Apenas Homens

“Eis que te procuro agora como nunca, te espero agora como nunca. Se tu viesses… A casa fica no meio de oliveiras e de um quintal de verdura. O tempo não passa por ela distraído, e demora-se sempre um pouco. Quando é pela primavera, há flores nas macieiras e pintainhos novos pelo pátio. E quando é o verão, há as manhãs solenes, e quando é o outono, o ouro das colheitas. Lembro essas manhãs e o brilho fresco da água pelas noites sufocantes de julho, e o frémito da terra na hora do recomeço. Meu pai, quando parti, disse-me:

– Volta.

Minha mãe olhava-me em silêncio, dorida, e todavia serena como se detivesse o fio do meu destino, ou soubesse, da sua carne, que tudo estava certo com a vida: o nascer, o partir, o morrer.

– Volta – repetiu ainda meu pai.

Eis que volto, enfim, nesta tarde de inverno, e o ciclo se fechou.

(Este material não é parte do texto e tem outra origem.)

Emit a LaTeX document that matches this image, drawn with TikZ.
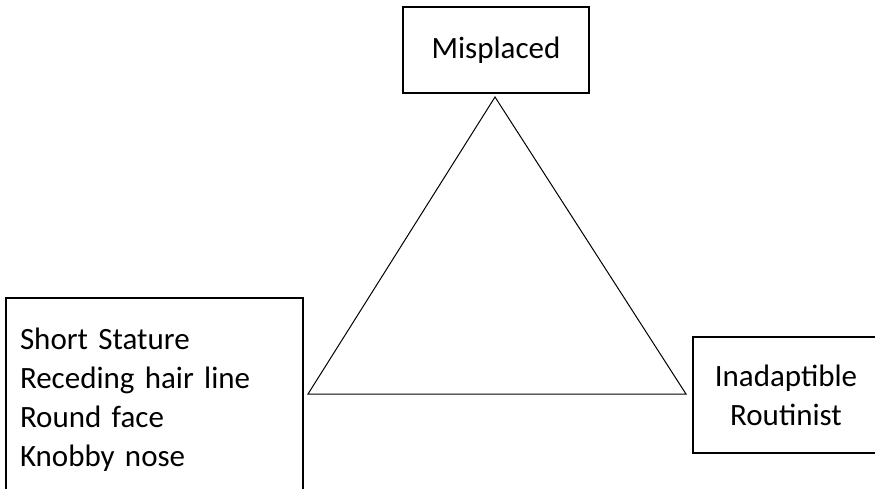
\documentclass[tikz,border=0pt]{standalone}
\usepackage{fontspec}
\setmainfont{Carlito}
\usepackage{tikz}

\begin{document}
\begin{tikzpicture}[x=1pt,y=-1pt,
  box/.style={draw,line width=1.4pt,inner sep=0pt,
    font=\fontsize{31}{39}\selectfont}]
\useasboundingbox (0,0) rectangle (875,488);

\node[box,minimum width=186pt,minimum height=86pt] (misplaced) at (496,50) {Misplaced};
\node[box,minimum width=297pt,minimum height=204pt,text width=269pt,align=left] (traits) at (154.5,400) {Short Stature\\Receding hair line\\Round face\\Knobby nose};
\node[box,minimum width=186pt,minimum height=116pt,align=center] (routinist) at (786,395) {Inadaptible\\Routinist};

\coordinate (top) at (495,97);
\coordinate (left) at (308,394);
\coordinate (right) at (686,394);

 \draw[line width=1pt] (top) -- (left) -- (right) -- cycle;

\end{tikzpicture}
\end{document}
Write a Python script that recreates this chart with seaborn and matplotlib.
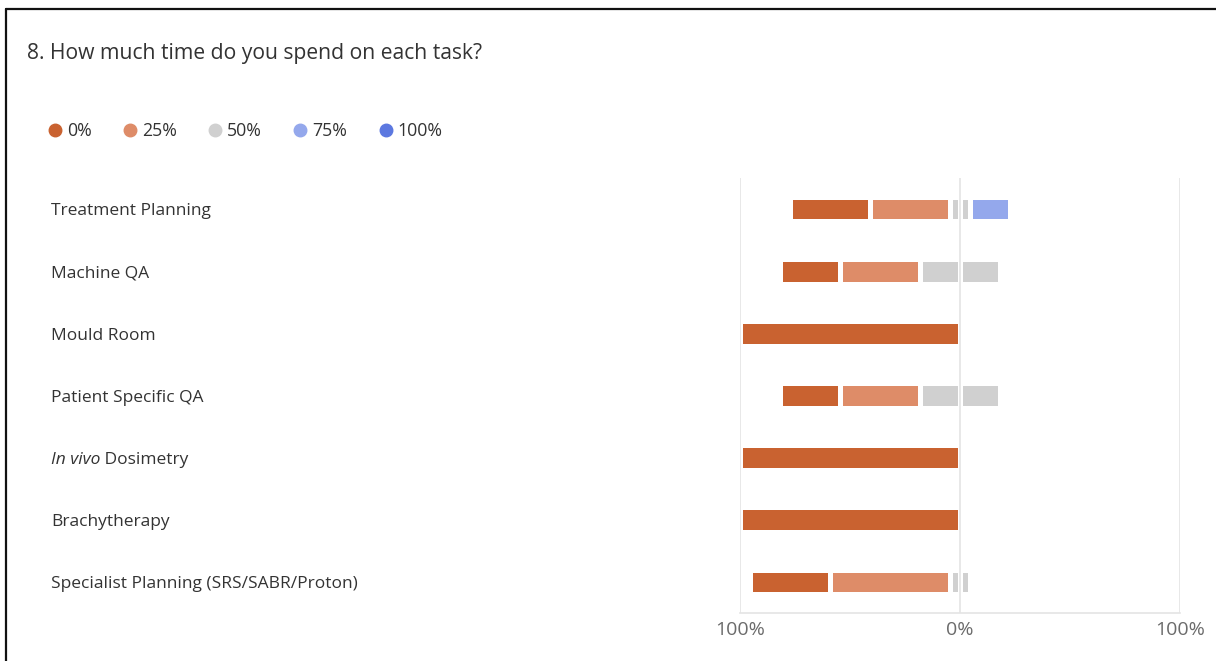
import matplotlib
matplotlib.use("Agg")
import matplotlib.pyplot as plt
from matplotlib.lines import Line2D
from matplotlib.transforms import blended_transform_factory
import numpy as np
import seaborn as sns

# Survey responses (number of respondents) per task and time share
tasks = [
    "Treatment Planning",
    "Machine QA",
    "Mould Room",
    "Patient Specific QA",
    "In vivo Dosimetry",
    "Brachytherapy",
    "Specialist Planning (SRS/SABR/Proton)",
]
levels = ["0%", "25%", "50%", "75%", "100%"]
count_0 = [4, 3, 11, 3, 11, 11, 4]
count_25 = [4, 4, 0, 4, 0, 0, 6]
count_50 = [1, 4, 0, 4, 0, 0, 1]
count_75 = [2, 0, 0, 0, 0, 0, 0]
count_100 = [0, 0, 0, 0, 0, 0, 0]
axis_labels = ["100%", "0%", "100%"]

colors = {
    "0%": "#C96230",
    "25%": "#DE8C68",
    "50%": "#D0D0D0",
    "75%": "#94A8EC",
    "100%": "#5C78E0",
}

sns.set_theme(style="white")
plt.rcParams["font.family"] = ["Open Sans", "DejaVu Sans"]

c0, c25, c50, c75, c100 = (np.array(c, dtype=float) for c in
                           (count_0, count_25, count_50, count_75, count_100))
n = c0 + c25 + c50 + c75 + c100
pct = lambda c: 100.0 * c / n

# Diverging layout: 0% and 25% to the left, 50% split across zero, 75%/100% right.
left_0 = -(pct(c0) + pct(c25) + pct(c50) / 2)
left_25 = -(pct(c25) + pct(c50) / 2)
left_50 = -(pct(c50) / 2)
right_100 = pct(c50) / 2 + pct(c75) + pct(c100)
right_75 = pct(c50) / 2 + pct(c75)
right_50 = pct(c50) / 2

W, H = 1216, 661
fig = plt.figure(figsize=(W / 100, H / 100), dpi=100)
ax = fig.add_axes([740 / W, 1 - 613 / H, 440 / W, 435 / H])

bar_kw = dict(orient="h", order=tasks, saturation=1, width=0.40,
              edgecolor="white", linewidth=3.6, errorbar=None, ax=ax)
for vals, key in [(left_0, "0%"), (left_25, "25%"), (left_50, "50%"),
                  (right_100, "100%"), (right_75, "75%"), (right_50, "50%")]:
    sns.barplot(x=vals, y=tasks, color=colors[key], **bar_kw)

ax.set_xlim(-100, 100)
ax.set_ylim(len(tasks) - 0.5, -0.5)
ax.set_xticks([-100, 0, 100])
ax.set_xticklabels(axis_labels, color="#6b6b6b", fontsize=14)
ax.tick_params(axis="x", length=0, pad=6)
ax.set_yticks([])
ax.set_xlabel("")
ax.set_ylabel("")
for s in ["top", "left", "right"]:
    ax.spines[s].set_visible(False)
ax.spines["bottom"].set_color("#e4e4e4")
ax.spines["bottom"].set_linewidth(1.2)
for xv in [-100, 0, 100]:
    ax.axvline(xv, color="#e4e4e4", lw=1.2, zorder=5)

# Task labels on the left side of the card
trans = blended_transform_factory(fig.transFigure, ax.transData)
for i, task in enumerate(tasks):
    y = i + 0.035
    if task.startswith("In vivo"):
        t = fig.text(51 / W, y, "In vivo", transform=trans, ha="left",
                     va="center", fontsize=12.5, color="#333333", style="italic")
        ax.annotate(task[len("In vivo"):], xy=(1, 0.5), xycoords=t,
                    ha="left", va="center", fontsize=12.5, color="#333333",
                    annotation_clip=False)
    else:
        fig.text(51 / W, y, task, transform=trans, ha="left", va="center",
                 fontsize=12.5, color="#333333")

fig.text(27 / W, 1 - 53 / H, "8. How much time do you spend on each task?",
         ha="left", va="center", fontsize=15.2, color="#333333")

handles = [Line2D([], [], marker="o", linestyle="", markersize=9,
                  markerfacecolor=colors[k], markeredgecolor=colors[k])
           for k in levels]
fig.legend(handles, levels, loc="center left", bbox_to_anchor=(46 / W, 1 - 131 / H),
           ncol=5, frameon=False, fontsize=12.8, handletextpad=0.18,
           columnspacing=1.65, handlelength=1.0, labelcolor="#333333",
           borderaxespad=0, borderpad=0)

# Card outline
fig.add_artist(Line2D([6 / W, 6 / W], [0, 1 - 9 / H], color="#111111", lw=1.6))
fig.add_artist(Line2D([6 / W, 1], [1 - 9 / H, 1 - 9 / H], color="#111111", lw=1.6))

fig.savefig("out.png", dpi=100, facecolor="white")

Abro as portas da casa deserta, abro as janelas e a varanda.” (Vergílio Ferreira, Apenas Homens, “Carta”)

“Apenas homens é ‘uma coletânea de coisas de várias épocas, dispersas por jornais e revistas, com raros contos inéditos, e reunidos a pedido do editor para esta coleção. O seu interesse é, pois, muito variado. Há coisas aceitáveis (‘A estrela’, ‘Há galinha’, por exemplo) e outras que se incluíram, apenas por estarem irremediavelmente publicadas. Daí o não ter incluído este livro nas ‘Obras do autor’. [Transcrição de parte da dedicatória do Autor ao ensaísta João Décio, datada de agosto de 1974, Praia das Maçãs]. (…) Embora tais narrativas tenham sido reunidas quase que aleatoriamente para atender a interesses que não os propriamente literários, foi possível, através da sua análise, determinar uma temática convergente. Dentre outros, afloram dois aspetos de suma importância, o ético e o estético. Entretanto, por razões que no momento não importa referir, optamos pelo primeiro, aliás, predominante nas narrativas de Apenas Homens.”